List every line in this data where the string "matplotlib" occurs.
------------------------------------------------------------
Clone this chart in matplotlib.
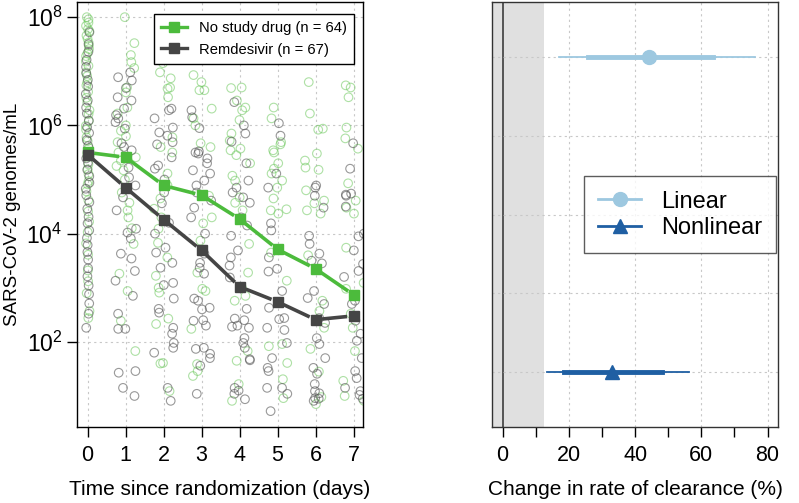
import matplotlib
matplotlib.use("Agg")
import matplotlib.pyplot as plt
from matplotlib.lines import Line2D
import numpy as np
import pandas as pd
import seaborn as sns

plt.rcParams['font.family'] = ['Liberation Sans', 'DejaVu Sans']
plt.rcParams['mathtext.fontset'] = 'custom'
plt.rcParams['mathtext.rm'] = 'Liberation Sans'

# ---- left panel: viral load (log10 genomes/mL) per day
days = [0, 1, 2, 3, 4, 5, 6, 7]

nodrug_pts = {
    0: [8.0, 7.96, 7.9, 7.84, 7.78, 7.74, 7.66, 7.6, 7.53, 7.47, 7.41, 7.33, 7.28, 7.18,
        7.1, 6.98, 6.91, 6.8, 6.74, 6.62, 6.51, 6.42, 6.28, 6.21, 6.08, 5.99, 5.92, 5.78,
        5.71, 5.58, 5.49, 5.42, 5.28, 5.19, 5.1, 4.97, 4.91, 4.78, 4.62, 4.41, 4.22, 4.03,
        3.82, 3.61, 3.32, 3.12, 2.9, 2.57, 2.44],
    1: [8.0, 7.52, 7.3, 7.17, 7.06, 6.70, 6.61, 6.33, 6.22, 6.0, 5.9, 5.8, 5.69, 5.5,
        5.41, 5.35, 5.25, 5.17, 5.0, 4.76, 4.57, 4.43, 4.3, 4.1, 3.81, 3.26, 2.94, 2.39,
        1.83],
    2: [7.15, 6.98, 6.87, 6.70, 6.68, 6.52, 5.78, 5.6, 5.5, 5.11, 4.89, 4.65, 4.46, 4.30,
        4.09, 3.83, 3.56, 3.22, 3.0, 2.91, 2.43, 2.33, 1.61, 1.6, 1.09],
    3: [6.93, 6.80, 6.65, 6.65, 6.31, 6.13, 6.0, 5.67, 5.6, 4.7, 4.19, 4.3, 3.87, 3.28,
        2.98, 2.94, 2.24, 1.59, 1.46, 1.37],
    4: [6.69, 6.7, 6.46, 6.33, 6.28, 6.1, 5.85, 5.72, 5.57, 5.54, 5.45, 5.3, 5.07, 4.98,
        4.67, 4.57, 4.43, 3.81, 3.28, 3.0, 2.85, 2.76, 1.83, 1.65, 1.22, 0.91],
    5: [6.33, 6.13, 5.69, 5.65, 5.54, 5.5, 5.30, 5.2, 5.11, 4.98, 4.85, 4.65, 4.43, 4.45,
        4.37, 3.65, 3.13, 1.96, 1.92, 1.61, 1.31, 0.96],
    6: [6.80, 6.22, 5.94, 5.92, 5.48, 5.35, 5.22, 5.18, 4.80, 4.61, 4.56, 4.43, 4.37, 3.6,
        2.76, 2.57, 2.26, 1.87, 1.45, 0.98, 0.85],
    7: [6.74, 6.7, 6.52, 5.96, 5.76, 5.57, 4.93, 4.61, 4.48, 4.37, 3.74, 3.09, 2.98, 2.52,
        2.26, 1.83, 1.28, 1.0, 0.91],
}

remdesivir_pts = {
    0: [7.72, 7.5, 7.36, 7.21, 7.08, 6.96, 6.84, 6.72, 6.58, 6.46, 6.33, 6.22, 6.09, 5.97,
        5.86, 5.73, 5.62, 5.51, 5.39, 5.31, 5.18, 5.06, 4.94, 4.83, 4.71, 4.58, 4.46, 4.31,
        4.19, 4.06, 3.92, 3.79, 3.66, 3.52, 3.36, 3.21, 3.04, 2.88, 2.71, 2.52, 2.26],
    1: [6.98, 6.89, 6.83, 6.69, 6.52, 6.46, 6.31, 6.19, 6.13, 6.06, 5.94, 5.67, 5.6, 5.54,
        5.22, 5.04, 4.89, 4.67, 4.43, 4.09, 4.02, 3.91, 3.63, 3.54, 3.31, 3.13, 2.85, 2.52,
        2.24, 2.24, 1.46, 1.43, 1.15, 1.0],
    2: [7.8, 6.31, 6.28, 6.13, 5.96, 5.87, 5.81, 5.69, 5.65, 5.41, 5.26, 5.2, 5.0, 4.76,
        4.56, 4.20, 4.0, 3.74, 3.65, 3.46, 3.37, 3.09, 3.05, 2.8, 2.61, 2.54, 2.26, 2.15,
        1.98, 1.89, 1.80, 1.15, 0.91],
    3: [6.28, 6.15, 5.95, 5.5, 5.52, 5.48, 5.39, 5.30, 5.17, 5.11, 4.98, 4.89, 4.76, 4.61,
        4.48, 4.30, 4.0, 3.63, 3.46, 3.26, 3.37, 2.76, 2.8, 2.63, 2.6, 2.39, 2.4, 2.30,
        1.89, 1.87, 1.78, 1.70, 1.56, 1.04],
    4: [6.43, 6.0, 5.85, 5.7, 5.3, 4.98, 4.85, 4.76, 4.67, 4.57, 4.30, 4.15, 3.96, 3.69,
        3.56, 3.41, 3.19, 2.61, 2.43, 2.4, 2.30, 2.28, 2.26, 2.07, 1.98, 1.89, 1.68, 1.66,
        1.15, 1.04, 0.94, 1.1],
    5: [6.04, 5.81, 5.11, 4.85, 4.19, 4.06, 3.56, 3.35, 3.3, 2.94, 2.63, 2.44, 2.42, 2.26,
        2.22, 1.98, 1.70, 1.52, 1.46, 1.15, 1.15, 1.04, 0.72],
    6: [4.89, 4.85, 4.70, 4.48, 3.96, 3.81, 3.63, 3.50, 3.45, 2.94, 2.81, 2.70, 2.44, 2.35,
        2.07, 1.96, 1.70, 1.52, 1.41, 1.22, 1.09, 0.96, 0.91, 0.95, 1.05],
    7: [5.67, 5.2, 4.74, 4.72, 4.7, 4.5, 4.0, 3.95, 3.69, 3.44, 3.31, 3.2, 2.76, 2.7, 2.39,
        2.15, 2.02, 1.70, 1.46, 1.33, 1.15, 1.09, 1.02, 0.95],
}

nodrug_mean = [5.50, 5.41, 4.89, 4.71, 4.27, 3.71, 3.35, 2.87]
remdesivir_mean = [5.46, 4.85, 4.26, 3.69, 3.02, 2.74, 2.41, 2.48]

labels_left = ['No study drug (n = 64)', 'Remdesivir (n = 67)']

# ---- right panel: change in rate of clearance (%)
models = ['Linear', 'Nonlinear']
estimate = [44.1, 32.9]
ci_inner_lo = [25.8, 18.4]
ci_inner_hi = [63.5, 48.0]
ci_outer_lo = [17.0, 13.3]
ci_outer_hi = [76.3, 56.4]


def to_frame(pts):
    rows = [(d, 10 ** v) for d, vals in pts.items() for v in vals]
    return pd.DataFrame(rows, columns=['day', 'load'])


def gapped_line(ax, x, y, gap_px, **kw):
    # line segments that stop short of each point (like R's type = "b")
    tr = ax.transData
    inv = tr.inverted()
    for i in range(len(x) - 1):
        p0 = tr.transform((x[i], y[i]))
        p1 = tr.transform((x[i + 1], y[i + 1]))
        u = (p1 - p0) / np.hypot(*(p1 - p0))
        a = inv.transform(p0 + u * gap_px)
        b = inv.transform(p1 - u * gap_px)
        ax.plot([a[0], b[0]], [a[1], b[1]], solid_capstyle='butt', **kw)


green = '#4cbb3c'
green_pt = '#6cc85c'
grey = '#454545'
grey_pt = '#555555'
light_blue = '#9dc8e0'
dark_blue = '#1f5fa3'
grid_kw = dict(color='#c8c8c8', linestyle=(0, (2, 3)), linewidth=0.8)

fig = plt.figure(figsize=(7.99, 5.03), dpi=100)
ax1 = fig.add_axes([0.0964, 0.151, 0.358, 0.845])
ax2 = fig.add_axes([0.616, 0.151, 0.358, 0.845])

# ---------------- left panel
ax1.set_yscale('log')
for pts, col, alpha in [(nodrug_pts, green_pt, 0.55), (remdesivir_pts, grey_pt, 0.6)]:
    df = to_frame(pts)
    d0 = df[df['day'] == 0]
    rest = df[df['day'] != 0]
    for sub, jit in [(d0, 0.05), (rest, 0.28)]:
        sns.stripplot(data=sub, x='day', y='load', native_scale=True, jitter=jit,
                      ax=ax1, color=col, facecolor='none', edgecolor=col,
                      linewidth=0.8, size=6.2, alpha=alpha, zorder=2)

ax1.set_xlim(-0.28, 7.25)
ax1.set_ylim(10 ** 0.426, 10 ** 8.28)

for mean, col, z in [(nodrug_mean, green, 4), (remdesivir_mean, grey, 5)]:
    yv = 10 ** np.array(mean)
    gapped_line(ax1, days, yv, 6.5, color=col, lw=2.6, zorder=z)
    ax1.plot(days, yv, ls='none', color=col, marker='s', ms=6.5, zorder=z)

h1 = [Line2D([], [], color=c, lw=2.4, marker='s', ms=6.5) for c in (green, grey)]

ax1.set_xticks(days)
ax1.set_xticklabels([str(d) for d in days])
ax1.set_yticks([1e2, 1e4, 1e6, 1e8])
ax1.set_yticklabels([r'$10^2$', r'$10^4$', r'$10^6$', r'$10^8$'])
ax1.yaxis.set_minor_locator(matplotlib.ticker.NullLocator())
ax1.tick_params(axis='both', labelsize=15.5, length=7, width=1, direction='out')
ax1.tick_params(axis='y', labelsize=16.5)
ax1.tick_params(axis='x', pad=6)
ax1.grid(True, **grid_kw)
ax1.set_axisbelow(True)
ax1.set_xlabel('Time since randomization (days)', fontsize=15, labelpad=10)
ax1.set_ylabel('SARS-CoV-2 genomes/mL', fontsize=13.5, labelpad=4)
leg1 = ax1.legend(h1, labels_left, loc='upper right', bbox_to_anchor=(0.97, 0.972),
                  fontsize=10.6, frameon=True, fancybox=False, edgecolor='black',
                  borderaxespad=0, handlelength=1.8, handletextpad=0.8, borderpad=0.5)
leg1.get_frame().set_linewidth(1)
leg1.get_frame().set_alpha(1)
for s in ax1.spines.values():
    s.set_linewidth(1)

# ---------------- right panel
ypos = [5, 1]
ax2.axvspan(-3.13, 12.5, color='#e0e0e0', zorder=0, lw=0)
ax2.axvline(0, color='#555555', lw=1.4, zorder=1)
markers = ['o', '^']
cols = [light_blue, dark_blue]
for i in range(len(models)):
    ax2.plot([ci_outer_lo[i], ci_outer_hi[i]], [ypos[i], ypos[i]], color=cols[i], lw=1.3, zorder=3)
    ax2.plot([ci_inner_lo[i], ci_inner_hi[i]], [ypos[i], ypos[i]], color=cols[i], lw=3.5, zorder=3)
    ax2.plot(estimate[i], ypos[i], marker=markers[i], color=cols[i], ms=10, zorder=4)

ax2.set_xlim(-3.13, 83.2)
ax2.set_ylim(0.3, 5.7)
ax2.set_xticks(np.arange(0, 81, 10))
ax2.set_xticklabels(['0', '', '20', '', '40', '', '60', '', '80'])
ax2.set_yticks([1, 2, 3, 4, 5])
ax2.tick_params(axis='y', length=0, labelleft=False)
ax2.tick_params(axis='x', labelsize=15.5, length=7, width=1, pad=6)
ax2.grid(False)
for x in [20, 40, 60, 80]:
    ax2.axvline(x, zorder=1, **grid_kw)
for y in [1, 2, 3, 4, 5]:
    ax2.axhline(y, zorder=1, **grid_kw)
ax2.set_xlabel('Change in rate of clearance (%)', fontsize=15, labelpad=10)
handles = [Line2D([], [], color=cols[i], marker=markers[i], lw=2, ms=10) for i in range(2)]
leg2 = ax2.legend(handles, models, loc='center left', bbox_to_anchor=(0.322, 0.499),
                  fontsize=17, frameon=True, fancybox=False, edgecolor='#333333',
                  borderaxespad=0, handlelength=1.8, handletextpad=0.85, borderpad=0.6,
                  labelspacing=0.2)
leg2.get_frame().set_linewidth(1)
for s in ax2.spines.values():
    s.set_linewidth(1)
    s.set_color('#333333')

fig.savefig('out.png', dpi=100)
------------------------------------------------------------
■ ANSWER
Clone this chart in matplotlib.
import matplotlib
matplotlib.use("Agg")
import matplotlib.pyplot as plt
from matplotlib.lines import Line2D
ax1.yaxis.set_minor_locator(matplotlib.ticker.NullLocator())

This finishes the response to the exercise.